Segundo o ex-funcionário, embora os pagamentos não fossem feitos diretamente em dinheiro, havia uma verba no orçamento da gravadora destinada a pagar almoços e bebidas aos censores e uma cota de discos a serem enviados de presente para os servidores da Divisão de Censura de Diversões Públicas.

"Eu tinha uma verba mensal na RCA para, às vezes, quando a coisa estava pesada, levar os censores para a churrascaria Estrela do Sul, em Botafogo. Essa verba era exclusiva para pagar os almoços com os censores. Não para liberar as obras oficialmente, porque a gente não podia ter certeza de que elas seriam liberadas, mas era para fazer uma boa política com eles", conta Barbosa no livro.

"Eu levava dois, três, quatro censores, a gente tomava vinho 'pra' cacete, comia muito e eu pagava aquela conta cara. Mas a gravadora tinha muita grana nessa época, e essa grana entrava no orçamento", conclui.

Na tentativa de manter uma boa relação com os censores, Barbosa chegou a ser convidado para casamentos dos servidores, foi goleiro do time de futebol amador do departamento e presenteou alguns deles com discos de artistas como Xuxa e Bezerra da Silva.

Foi dessa forma que conseguiu a liberação de clássicos como "O Mestre-Sala dos Mares", de João Bosco e Aldir Blanc, que anteriormente haviam tido versos vetados.

"O depoimento do Genilson confirma que gravadoras tinham uma verba reservada para essa prática. Era uma espécie de jabá da censura. A gente tinha muita vontade de entrevistar os censores, mas a maioria já morreu, e os que estão vivos não querem falar", diz João Pimentel.

Apesar da ausência dessas entrevistas, o livro apresenta uma série de documentos com as justificativas dos servidores públicos para vetar determinadas músicas.

Entre os principais alvos estavam letras que fizessem qualquer tipo de crítica ao regime autoritário dos militares, e também versos que, na visão oficial, atentassem contra "a moral e os bons costumes".

Neste último grupo de canções vetadas, se destaca Odair José, um dos entrevistados para o livro. Ele teve uma série de músicas censuradas, entre elas as conhecidas "Uma Vida Só (Pare de Tomar a Pílula)", "A Primeira Noite" e "Eu Vou Tirar Você Desse Lugar", em que o eu-lírico se declara para uma prostituta.

Havia também argumentos bizarros.
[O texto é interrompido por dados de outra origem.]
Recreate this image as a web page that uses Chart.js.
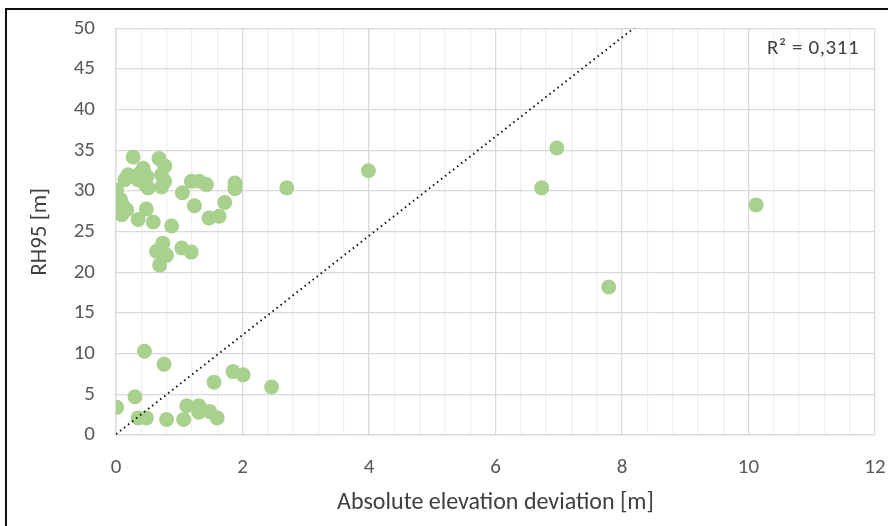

Caetano Veloso conta no livro que os censores implicaram com "Nine Out of Ten", lançada no disco "Transa", de 1972, pelo simples fato de eles não conhecerem o significado da palavra "reggae", citada na letra da canção. Edu Lobo, por sua vez, teve duas músicas proibidas apenas por seus títulos —"Casa Forte" e "Zanzibar" eram instrumentais e nem sequer tinham letra.

"Por mais esdrúxulas que sejam as justificativas, a voz dos censores está ali. A censura era reacionária, machista, homofóbica e não diferenciava estilo musical. Os censores tinham um baixo nível intelectual", diz McGill.

Embora a maioria das histórias seja relacionada à época da ditadura militar –com destaque para o período entre 1968 e 1978, em que vigorou o AI-5, Ato Institucional nº 5–, a obra, cujo título foi inspirado no samba "Mordaça", de Eduardo Gudin e Paulo César Pinheiro, não se limita apenas àqueles tempos.

São citados também casos de censura ocorridos durante o Estado Novo, de 1937 a 1945, e outros das décadas de 1980 e de 1990, como a prisão de integrantes do Planet Hemp sob o argumento de que faziam "apologia das drogas". E outros ainda mais recentes, como o cancelamento da exposição "Queermuseu", de 2017, no Santander Cultural, em Porto Alegre, e a interrupção de um show de BNegão e Os Seletores de Frequência, em 2019, no Festival de Inverno de Bonito, em Mato Grosso do Sul.

"Como diz o [Gilberto] Gil no livro, são os ‘guardas de fronteira’, é o mundo velho com medo do mundo novo. Nosso livro é um tapa na cara daqueles gênios que dizem que música e política não se misturam", ironiza McGill.